__Problem statement__: Locate each line of the material that contains "Clone", then return it.

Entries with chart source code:
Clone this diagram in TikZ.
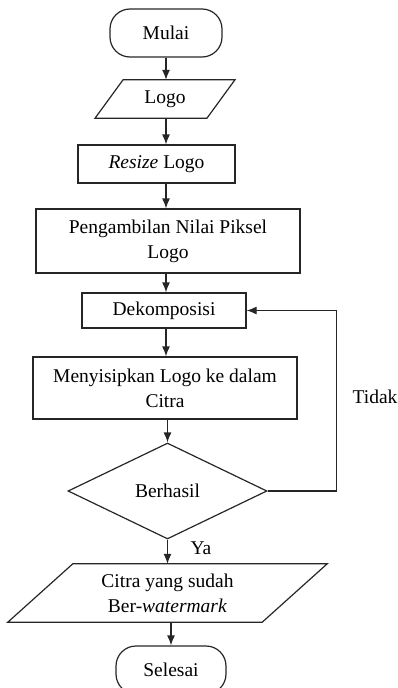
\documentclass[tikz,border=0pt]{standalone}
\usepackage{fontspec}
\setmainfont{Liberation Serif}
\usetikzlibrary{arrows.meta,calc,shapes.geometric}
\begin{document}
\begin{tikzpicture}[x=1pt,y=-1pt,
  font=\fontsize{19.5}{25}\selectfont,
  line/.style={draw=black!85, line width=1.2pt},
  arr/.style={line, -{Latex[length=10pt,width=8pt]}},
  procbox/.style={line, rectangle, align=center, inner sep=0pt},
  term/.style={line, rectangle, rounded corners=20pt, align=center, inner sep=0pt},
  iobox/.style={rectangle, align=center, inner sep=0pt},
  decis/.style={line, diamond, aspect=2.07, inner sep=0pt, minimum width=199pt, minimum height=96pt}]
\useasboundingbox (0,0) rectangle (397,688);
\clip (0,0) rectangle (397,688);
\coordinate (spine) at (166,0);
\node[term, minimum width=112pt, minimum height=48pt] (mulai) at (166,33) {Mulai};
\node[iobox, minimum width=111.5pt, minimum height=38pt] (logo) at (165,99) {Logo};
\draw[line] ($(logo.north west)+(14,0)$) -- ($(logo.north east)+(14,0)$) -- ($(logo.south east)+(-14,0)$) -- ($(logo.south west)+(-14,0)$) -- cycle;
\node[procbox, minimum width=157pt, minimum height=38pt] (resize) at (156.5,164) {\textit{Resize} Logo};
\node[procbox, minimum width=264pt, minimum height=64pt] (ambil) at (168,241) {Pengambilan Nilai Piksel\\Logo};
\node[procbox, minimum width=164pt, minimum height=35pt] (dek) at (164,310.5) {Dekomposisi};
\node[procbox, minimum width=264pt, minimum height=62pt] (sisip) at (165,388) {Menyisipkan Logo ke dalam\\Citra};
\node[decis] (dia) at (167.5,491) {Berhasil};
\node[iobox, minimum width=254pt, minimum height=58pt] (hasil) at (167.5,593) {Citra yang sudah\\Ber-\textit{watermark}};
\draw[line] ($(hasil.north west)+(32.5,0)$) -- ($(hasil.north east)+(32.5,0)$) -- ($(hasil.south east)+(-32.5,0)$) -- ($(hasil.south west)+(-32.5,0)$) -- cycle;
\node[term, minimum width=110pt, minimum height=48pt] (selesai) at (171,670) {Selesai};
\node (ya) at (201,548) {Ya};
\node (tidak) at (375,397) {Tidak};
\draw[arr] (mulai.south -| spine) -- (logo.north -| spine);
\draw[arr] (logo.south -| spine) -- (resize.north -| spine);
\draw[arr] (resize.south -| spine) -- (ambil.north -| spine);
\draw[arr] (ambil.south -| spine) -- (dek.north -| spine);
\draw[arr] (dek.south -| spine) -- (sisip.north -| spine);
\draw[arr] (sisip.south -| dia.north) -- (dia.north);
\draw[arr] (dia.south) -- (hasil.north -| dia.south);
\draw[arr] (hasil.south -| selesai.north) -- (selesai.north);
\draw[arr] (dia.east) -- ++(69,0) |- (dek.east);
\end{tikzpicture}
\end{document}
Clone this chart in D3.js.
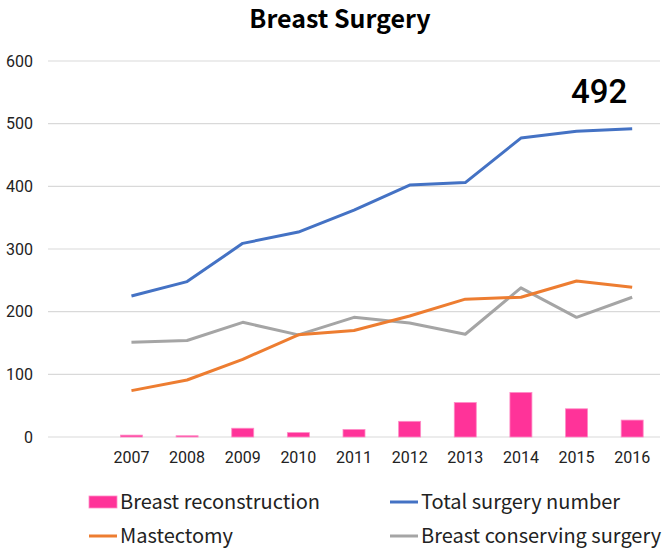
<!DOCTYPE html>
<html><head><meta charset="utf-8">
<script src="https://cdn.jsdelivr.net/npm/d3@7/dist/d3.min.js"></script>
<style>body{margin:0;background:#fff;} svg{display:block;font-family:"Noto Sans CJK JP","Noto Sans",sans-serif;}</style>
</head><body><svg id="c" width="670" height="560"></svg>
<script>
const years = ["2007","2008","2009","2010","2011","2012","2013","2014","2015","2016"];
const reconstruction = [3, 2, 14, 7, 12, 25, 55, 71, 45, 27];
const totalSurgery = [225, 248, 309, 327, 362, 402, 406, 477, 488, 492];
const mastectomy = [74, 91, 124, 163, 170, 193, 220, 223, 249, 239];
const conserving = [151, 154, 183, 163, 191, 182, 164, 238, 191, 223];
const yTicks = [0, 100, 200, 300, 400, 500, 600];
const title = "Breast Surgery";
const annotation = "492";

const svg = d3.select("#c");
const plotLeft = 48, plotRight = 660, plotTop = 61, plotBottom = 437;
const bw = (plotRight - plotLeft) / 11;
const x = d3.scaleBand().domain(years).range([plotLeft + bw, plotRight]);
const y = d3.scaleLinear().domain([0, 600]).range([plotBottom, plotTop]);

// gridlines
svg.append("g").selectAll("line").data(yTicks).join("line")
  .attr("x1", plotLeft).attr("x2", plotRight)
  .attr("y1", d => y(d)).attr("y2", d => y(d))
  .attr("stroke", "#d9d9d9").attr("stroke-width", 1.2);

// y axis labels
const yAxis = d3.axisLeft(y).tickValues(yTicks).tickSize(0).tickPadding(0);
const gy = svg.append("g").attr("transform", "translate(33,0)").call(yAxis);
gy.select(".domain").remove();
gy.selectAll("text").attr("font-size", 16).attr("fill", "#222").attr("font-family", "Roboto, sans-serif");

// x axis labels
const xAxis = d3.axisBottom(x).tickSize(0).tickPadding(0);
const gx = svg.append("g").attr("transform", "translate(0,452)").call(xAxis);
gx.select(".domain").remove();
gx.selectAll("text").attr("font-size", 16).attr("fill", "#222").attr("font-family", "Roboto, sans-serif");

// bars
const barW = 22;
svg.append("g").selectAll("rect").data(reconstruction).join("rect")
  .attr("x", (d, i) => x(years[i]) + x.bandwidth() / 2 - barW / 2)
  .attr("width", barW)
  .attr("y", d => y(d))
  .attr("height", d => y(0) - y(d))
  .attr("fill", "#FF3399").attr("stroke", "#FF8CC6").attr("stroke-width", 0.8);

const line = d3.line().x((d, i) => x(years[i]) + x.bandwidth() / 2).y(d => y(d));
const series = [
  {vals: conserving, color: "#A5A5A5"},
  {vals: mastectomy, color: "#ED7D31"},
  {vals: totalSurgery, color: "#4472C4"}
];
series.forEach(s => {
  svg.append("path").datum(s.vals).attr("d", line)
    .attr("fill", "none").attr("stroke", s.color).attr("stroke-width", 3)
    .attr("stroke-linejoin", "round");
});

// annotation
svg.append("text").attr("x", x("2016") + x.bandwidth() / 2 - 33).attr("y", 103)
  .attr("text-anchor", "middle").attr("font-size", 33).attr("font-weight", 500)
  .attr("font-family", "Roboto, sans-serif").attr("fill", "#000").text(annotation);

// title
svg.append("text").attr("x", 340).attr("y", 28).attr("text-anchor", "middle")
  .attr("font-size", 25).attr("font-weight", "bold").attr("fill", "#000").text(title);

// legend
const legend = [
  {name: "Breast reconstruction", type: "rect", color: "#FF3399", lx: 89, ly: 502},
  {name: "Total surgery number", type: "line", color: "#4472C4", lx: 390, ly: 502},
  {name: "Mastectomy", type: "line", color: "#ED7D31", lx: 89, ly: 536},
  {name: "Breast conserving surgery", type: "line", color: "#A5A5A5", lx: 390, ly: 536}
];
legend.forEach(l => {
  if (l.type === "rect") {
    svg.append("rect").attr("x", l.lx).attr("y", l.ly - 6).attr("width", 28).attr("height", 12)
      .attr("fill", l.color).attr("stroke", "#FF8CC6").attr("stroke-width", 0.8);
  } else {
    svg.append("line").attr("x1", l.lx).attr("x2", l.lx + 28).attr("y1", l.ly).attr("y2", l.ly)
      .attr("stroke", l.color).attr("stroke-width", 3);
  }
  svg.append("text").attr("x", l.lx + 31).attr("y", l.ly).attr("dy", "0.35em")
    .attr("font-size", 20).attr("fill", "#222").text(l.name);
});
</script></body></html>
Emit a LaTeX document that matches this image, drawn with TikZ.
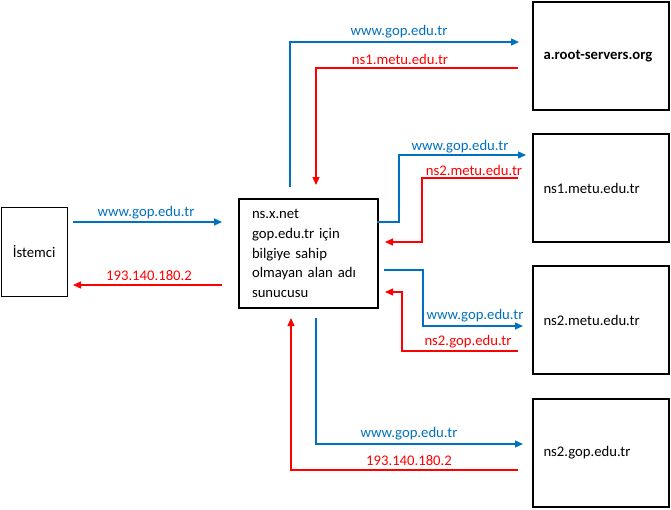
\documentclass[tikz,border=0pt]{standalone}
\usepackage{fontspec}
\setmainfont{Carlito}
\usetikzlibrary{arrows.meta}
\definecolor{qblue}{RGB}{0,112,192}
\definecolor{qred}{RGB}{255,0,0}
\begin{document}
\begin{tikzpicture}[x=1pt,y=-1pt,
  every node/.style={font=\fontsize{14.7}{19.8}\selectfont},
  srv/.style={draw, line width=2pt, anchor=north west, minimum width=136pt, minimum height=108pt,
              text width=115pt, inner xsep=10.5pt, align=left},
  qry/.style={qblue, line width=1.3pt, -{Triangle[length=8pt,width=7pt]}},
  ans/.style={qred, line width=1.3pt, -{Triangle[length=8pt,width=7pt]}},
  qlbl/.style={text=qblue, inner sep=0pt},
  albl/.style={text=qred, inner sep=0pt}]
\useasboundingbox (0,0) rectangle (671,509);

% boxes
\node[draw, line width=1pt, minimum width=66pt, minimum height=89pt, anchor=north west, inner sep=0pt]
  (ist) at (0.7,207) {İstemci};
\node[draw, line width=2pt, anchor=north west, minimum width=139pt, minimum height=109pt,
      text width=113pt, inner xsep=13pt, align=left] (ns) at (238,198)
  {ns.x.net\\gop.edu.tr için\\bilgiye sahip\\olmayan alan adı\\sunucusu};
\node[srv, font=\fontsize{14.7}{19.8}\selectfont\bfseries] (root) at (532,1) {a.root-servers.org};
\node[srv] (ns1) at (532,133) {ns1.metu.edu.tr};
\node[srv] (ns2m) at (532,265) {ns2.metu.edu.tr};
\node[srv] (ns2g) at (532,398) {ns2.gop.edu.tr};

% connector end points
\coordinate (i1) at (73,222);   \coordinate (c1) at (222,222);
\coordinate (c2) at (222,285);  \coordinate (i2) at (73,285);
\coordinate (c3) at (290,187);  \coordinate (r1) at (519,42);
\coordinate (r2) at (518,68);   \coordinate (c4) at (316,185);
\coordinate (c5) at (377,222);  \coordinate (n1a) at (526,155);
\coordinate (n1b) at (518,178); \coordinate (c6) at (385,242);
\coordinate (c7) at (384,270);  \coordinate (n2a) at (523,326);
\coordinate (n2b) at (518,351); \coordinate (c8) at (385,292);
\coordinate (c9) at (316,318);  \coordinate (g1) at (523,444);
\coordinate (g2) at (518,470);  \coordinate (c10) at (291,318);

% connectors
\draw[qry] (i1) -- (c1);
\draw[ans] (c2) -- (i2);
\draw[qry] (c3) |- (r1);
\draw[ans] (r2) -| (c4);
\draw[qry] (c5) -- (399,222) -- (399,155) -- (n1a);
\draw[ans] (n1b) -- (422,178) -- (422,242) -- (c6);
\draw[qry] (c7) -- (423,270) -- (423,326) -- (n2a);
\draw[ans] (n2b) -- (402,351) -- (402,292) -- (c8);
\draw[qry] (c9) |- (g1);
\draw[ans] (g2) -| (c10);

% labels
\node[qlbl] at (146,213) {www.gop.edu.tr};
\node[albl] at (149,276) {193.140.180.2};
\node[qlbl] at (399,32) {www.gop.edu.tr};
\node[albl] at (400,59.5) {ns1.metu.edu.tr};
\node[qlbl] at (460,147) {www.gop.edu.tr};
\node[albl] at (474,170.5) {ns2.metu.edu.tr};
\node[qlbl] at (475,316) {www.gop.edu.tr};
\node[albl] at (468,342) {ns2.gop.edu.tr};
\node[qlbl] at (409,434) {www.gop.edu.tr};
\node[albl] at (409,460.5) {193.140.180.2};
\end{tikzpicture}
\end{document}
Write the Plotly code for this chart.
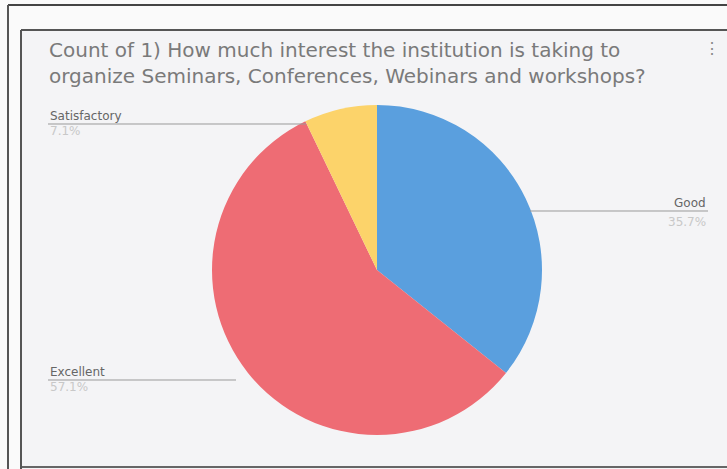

__Full output__:
Clone this diagram in TikZ.
Clone this chart in D3.js.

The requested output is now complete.